> _OBJECTIVE_
Give the listing again exactly, omitting its images.

* START *

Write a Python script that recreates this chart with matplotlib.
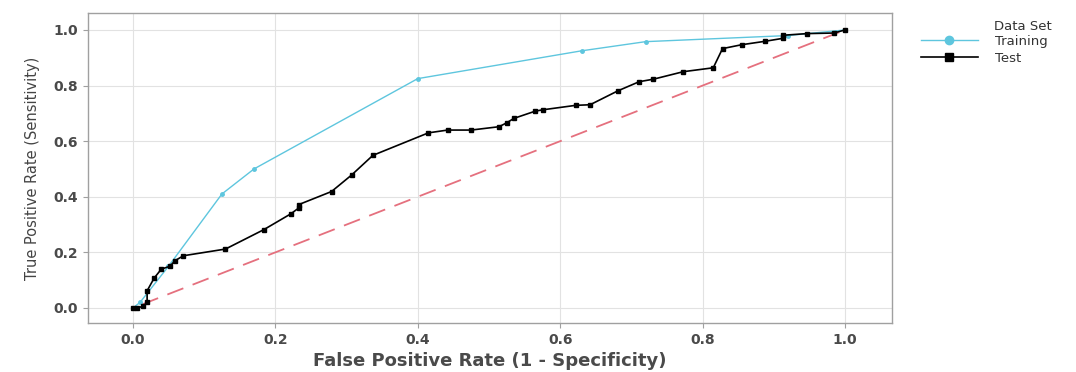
import matplotlib
matplotlib.use('Agg')
import matplotlib.pyplot as plt
from matplotlib.lines import Line2D

# ROC points
train_fpr = [0.0, 0.01, 0.05, 0.125, 0.17, 0.40, 0.63, 0.72, 0.92, 1.0]
train_tpr = [0.0, 0.02, 0.15, 0.41, 0.50, 0.825, 0.925, 0.958, 0.98, 1.0]

test_fpr = [0.0, 0.006, 0.014, 0.02, 0.02, 0.03, 0.04, 0.052, 0.059, 0.071,
            0.13, 0.184, 0.222, 0.233, 0.233, 0.279, 0.307, 0.337, 0.415, 0.442,
            0.475, 0.514, 0.525, 0.535, 0.565, 0.576, 0.622, 0.642, 0.681, 0.711,
            0.731, 0.773, 0.815, 0.828, 0.855, 0.887, 0.913, 0.913, 0.947, 0.984, 1.0]
test_tpr = [0.0, 0.0, 0.006, 0.02, 0.062, 0.108, 0.14, 0.15, 0.17, 0.188,
            0.212, 0.282, 0.339, 0.36, 0.372, 0.419, 0.478, 0.549, 0.63, 0.64,
            0.64, 0.652, 0.666, 0.682, 0.708, 0.713, 0.729, 0.731, 0.781, 0.814,
            0.823, 0.85, 0.864, 0.933, 0.947, 0.959, 0.97, 0.981, 0.987, 0.989, 1.0]

ref_x = [0.0, 1.0]
ref_y = [0.0, 1.0]

fig = plt.figure(figsize=(10.76, 3.72), dpi=100)
ax = fig.add_axes([0.0818, 0.1317, 0.7472, 0.8333])

ax.plot(ref_x, ref_y, color='#e5707e', lw=1.3, linestyle=(9.5, (9.5, 5.5)), zorder=2)
ax.plot(train_fpr, train_tpr, color='#5ec6de', lw=1.0, marker='o', ms=2.5, zorder=3)
ax.plot(test_fpr, test_tpr, color='black', lw=1.2, marker='s', ms=3.2, zorder=4)

ax.set_xlim(-0.063, 1.066)
ax.set_ylim(-0.054, 1.061)
ticks = [0.0, 0.2, 0.4, 0.6, 0.8, 1.0]
ax.set_xticks(ticks)
ax.set_yticks(ticks)
ax.set_xticklabels(['%.1f' % t for t in ticks])
ax.set_yticklabels(['%.1f' % t for t in ticks])
ax.grid(True, color='#e2e2e2', lw=0.8)
ax.set_axisbelow(True)
for s in ax.spines.values():
    s.set_color('#a0a0a0')
    s.set_linewidth(1.0)
ax.tick_params(length=3.5, color='#a0a0a0', labelsize=10, labelcolor='#4a4a4a', pad=4)
for lab in ax.get_xticklabels() + ax.get_yticklabels():
    lab.set_fontweight('bold')

ax.set_xlabel('False Positive Rate (1 - Specificity)', fontsize=13, fontweight='semibold',
              color='#4a4a4a', labelpad=3)
ax.set_ylabel('True Positive Rate (Sensitivity)', fontsize=10.5,
              color='#444444', labelpad=9)

# legend: title placed above the labels, as in the original
fig.text(994 / 1076, 1 - 27 / 372, 'Data Set', fontsize=9.5, color='#333333',
         ha='left', va='center')
handles = [Line2D([], [], color='#5ec6de', lw=1.0, marker='o', ms=6),
           Line2D([], [], color='black', lw=1.2, marker='s', ms=6)]
leg = fig.legend(handles, ['Training', 'Test'], loc='upper left',
                 bbox_to_anchor=(921 / 1076, 1 - 35 / 372), frameon=False, fontsize=9.5,
                 handlelength=4.3, labelspacing=0.3, borderpad=0,
                 borderaxespad=0, handletextpad=1.3)
for t in leg.get_texts():
    t.set_color('#333333')

fig.savefig('out.png', dpi=100)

* END *

> _RESULT FOR THIS EXERCISE_
Write a Python script that recreates this chart with matplotlib.
import matplotlib
matplotlib.use('Agg')
import matplotlib.pyplot as plt
from matplotlib.lines import Line2D

# ROC points
train_fpr = [0.0, 0.01, 0.05, 0.125, 0.17, 0.40, 0.63, 0.72, 0.92, 1.0]
train_tpr = [0.0, 0.02, 0.15, 0.41, 0.50, 0.825, 0.925, 0.958, 0.98, 1.0]

test_fpr = [0.0, 0.006, 0.014, 0.02, 0.02, 0.03, 0.04, 0.052, 0.059, 0.071,
            0.13, 0.184, 0.222, 0.233, 0.233, 0.279, 0.307, 0.337, 0.415, 0.442,
            0.475, 0.514, 0.525, 0.535, 0.565, 0.576, 0.622, 0.642, 0.681, 0.711,
            0.731, 0.773, 0.815, 0.828, 0.855, 0.887, 0.913, 0.913, 0.947, 0.984, 1.0]
test_tpr = [0.0, 0.0, 0.006, 0.02, 0.062, 0.108, 0.14, 0.15, 0.17, 0.188,
            0.212, 0.282, 0.339, 0.36, 0.372, 0.419, 0.478, 0.549, 0.63, 0.64,
            0.64, 0.652, 0.666, 0.682, 0.708, 0.713, 0.729, 0.731, 0.781, 0.814,
            0.823, 0.85, 0.864, 0.933, 0.947, 0.959, 0.97, 0.981, 0.987, 0.989, 1.0]

ref_x = [0.0, 1.0]
ref_y = [0.0, 1.0]

fig = plt.figure(figsize=(10.76, 3.72), dpi=100)
ax = fig.add_axes([0.0818, 0.1317, 0.7472, 0.8333])

ax.plot(ref_x, ref_y, color='#e5707e', lw=1.3, linestyle=(9.5, (9.5, 5.5)), zorder=2)
ax.plot(train_fpr, train_tpr, color='#5ec6de', lw=1.0, marker='o', ms=2.5, zorder=3)
ax.plot(test_fpr, test_tpr, color='black', lw=1.2, marker='s', ms=3.2, zorder=4)

ax.set_xlim(-0.063, 1.066)
ax.set_ylim(-0.054, 1.061)
ticks = [0.0, 0.2, 0.4, 0.6, 0.8, 1.0]
ax.set_xticks(ticks)
ax.set_yticks(ticks)
ax.set_xticklabels(['%.1f' % t for t in ticks])
ax.set_yticklabels(['%.1f' % t for t in ticks])
ax.grid(True, color='#e2e2e2', lw=0.8)
ax.set_axisbelow(True)
for s in ax.spines.values():
    s.set_color('#a0a0a0')
    s.set_linewidth(1.0)
ax.tick_params(length=3.5, color='#a0a0a0', labelsize=10, labelcolor='#4a4a4a', pad=4)
for lab in ax.get_xticklabels() + ax.get_yticklabels():
    lab.set_fontweight('bold')

ax.set_xlabel('False Positive Rate (1 - Specificity)', fontsize=13, fontweight='semibold',
              color='#4a4a4a', labelpad=3)
ax.set_ylabel('True Positive Rate (Sensitivity)', fontsize=10.5,
              color='#444444', labelpad=9)

# legend: title placed above the labels, as in the original
fig.text(994 / 1076, 1 - 27 / 372, 'Data Set', fontsize=9.5, color='#333333',
         ha='left', va='center')
handles = [Line2D([], [], color='#5ec6de', lw=1.0, marker='o', ms=6),
           Line2D([], [], color='black', lw=1.2, marker='s', ms=6)]
leg = fig.legend(handles, ['Training', 'Test'], loc='upper left',
                 bbox_to_anchor=(921 / 1076, 1 - 35 / 372), frameon=False, fontsize=9.5,
                 handlelength=4.3, labelspacing=0.3, borderpad=0,
                 borderaxespad=0, handletextpad=1.3)
for t in leg.get_texts():
    t.set_color('#333333')

fig.savefig('out.png', dpi=100)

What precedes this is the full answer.